People may well manipulate their brain’s electric circuits not just in order to shoot terrorists, but also to achieve more mundane liberal goals. Namely, to study and work more efficiently, immerse ourselves in games and hobbies, and be able to focus on what interests us at any particular moment, be it maths or football. However, if and when such manipulations become routine, the supposedly free will of customers will become just another product we can buy. You want to master the piano but whenever practice time comes you actually prefer to watch television? No problem: just put on the helmet, install the right software, and you will be downright aching to play the piano.
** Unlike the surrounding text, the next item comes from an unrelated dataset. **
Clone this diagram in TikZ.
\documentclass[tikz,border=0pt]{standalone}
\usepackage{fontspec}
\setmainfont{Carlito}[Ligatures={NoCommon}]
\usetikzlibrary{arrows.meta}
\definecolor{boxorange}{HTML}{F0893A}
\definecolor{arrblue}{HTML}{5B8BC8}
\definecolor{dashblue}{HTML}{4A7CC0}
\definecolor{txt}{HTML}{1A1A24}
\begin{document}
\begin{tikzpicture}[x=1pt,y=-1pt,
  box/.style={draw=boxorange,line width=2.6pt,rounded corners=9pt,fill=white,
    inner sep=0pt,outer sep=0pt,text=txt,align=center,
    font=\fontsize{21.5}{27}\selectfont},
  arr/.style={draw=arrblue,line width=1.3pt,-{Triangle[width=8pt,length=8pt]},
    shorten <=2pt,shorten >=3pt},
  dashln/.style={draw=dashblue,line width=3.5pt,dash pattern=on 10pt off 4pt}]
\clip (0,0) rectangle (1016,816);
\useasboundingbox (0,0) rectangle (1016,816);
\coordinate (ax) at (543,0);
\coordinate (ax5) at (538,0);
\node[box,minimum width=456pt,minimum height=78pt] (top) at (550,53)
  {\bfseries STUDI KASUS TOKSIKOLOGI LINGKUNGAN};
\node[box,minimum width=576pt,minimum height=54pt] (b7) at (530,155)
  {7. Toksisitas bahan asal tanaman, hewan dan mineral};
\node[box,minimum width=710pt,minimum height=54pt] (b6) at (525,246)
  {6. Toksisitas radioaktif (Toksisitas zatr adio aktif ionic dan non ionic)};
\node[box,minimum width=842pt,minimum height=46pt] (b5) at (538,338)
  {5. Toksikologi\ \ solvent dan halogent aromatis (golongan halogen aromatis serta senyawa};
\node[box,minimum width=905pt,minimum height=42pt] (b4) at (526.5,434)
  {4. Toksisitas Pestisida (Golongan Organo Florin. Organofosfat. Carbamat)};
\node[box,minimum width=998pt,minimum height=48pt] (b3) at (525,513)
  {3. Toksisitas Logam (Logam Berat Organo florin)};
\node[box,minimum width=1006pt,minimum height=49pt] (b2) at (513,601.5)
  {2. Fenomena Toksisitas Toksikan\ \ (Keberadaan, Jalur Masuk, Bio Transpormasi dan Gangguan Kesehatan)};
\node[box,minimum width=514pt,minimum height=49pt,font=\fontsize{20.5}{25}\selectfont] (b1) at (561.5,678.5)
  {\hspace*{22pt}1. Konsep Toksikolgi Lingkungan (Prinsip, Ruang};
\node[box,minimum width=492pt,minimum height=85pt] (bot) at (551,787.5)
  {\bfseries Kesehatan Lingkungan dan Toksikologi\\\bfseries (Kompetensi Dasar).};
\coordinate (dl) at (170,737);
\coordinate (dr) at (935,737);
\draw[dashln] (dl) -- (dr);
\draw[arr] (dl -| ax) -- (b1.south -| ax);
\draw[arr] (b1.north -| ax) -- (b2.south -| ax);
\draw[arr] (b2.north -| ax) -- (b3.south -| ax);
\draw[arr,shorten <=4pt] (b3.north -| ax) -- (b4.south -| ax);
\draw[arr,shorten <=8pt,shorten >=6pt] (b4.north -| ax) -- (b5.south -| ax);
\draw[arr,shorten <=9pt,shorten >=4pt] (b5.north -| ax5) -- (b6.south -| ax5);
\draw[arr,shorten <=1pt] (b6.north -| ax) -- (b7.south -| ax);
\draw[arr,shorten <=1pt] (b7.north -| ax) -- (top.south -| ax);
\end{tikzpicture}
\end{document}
You may counter-argue that the ability to silence or enhance the voices in your head will actually strengthen rather than undermine your free will. Presently, you often fail to realise your most cherished and authentic desires due to external distractions. With the help of the attention helmet and similar devices, you could more easily silence the alien voices of priests, spin doctors, advertisers and neighbours, and focus on what you want. However, as we will shortly see, the notion that you have a single self and that you could therefore distinguish your authentic desires from alien voices is just another liberal myth, debunked by the latest scientific research.
Who Are I?
Science undermines not only the liberal belief in free will, but also the belief in individualism. Liberals believe that we have a single and indivisible self. To be an individual means that I am in-dividual. Yes, my body is made up of approximately 37 trillion cells, 9and each day both my body and my mind go through countless permutations and transformations. Yet if I really pay attention and strive to get in touch with myself, I am bound to discover deep inside a single clear and authentic voice, which is my true self, and which is the source of all meaning and authority in the universe. For liberalism to make sense, I must have one – and only one – true self, for if I had more than one authentic voice, how would I know which voice to heed in the polling station, in the supermarket and in the marriage market?